> _Direction_: Below are records; count the lines in them that hold "this" and give only the count.

> _Listed records_:
☆ ☆ ☆ ☆ ☆ ☆ ☆
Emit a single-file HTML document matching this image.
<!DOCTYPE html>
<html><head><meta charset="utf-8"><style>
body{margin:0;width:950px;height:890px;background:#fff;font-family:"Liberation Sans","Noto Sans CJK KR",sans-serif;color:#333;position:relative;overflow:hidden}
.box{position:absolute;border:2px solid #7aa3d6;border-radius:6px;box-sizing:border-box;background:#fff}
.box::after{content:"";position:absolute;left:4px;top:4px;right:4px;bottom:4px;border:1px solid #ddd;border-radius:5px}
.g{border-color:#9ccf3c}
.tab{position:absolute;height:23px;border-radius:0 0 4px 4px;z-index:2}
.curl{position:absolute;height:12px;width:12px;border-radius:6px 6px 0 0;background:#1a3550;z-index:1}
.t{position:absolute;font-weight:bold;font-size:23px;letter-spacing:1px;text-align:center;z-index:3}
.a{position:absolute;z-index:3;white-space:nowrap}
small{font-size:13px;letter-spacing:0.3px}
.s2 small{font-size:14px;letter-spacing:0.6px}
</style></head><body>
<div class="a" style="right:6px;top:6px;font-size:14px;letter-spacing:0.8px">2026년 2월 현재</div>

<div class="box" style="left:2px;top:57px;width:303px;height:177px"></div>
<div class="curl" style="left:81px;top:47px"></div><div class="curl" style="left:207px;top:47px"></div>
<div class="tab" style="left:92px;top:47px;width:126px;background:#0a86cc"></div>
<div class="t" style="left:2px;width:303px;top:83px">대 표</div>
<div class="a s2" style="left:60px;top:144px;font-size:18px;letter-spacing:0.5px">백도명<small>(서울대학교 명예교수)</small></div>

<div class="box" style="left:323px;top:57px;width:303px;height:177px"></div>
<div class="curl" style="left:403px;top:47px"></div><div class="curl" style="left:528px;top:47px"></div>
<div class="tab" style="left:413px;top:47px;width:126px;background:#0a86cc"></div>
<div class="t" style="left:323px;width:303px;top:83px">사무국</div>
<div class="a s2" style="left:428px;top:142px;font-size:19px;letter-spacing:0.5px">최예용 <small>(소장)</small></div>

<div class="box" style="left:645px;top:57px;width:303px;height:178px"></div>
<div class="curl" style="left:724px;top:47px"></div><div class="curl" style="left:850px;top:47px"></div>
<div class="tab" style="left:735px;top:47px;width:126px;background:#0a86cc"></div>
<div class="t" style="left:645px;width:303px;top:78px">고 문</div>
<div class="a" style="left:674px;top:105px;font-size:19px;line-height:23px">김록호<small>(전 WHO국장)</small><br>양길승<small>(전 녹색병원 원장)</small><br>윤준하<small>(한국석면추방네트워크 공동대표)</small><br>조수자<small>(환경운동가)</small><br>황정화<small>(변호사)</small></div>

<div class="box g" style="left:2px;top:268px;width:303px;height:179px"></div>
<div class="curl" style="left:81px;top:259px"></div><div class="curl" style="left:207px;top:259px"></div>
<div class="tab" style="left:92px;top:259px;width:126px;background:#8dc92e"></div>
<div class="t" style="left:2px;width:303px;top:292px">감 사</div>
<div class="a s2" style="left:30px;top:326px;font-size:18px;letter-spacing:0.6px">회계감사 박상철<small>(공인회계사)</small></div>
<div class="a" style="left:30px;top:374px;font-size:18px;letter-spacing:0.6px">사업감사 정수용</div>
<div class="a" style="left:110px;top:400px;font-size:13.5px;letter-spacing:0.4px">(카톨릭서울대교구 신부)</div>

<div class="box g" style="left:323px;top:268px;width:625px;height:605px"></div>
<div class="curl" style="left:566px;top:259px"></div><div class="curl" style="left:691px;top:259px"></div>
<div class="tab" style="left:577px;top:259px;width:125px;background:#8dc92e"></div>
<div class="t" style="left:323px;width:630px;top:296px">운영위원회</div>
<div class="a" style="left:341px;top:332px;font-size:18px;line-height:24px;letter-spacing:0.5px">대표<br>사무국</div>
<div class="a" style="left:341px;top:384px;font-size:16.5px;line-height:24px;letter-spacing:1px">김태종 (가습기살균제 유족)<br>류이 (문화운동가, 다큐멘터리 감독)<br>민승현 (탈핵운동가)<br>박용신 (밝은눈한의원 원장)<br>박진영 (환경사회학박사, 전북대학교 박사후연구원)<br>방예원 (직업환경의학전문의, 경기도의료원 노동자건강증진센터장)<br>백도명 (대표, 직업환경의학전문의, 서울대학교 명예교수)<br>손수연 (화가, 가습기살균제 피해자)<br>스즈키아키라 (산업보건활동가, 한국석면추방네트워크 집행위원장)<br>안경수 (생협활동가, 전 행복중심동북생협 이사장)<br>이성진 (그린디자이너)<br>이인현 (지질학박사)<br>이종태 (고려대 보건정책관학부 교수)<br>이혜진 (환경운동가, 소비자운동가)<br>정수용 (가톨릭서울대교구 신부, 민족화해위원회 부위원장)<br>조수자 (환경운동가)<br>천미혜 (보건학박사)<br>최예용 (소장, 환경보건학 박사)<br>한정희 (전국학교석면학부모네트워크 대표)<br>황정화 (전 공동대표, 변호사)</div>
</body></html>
☆ ☆ ☆ ☆ ☆ ☆ ☆
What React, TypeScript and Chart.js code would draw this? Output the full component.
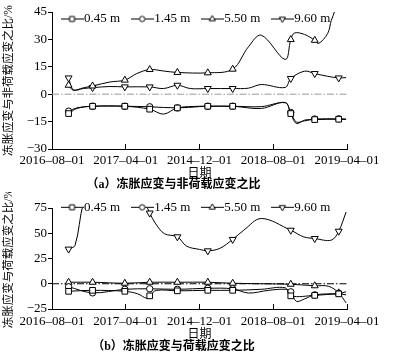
☆ ☆ ☆ ☆ ☆ ☆ ☆
> _Output_: 2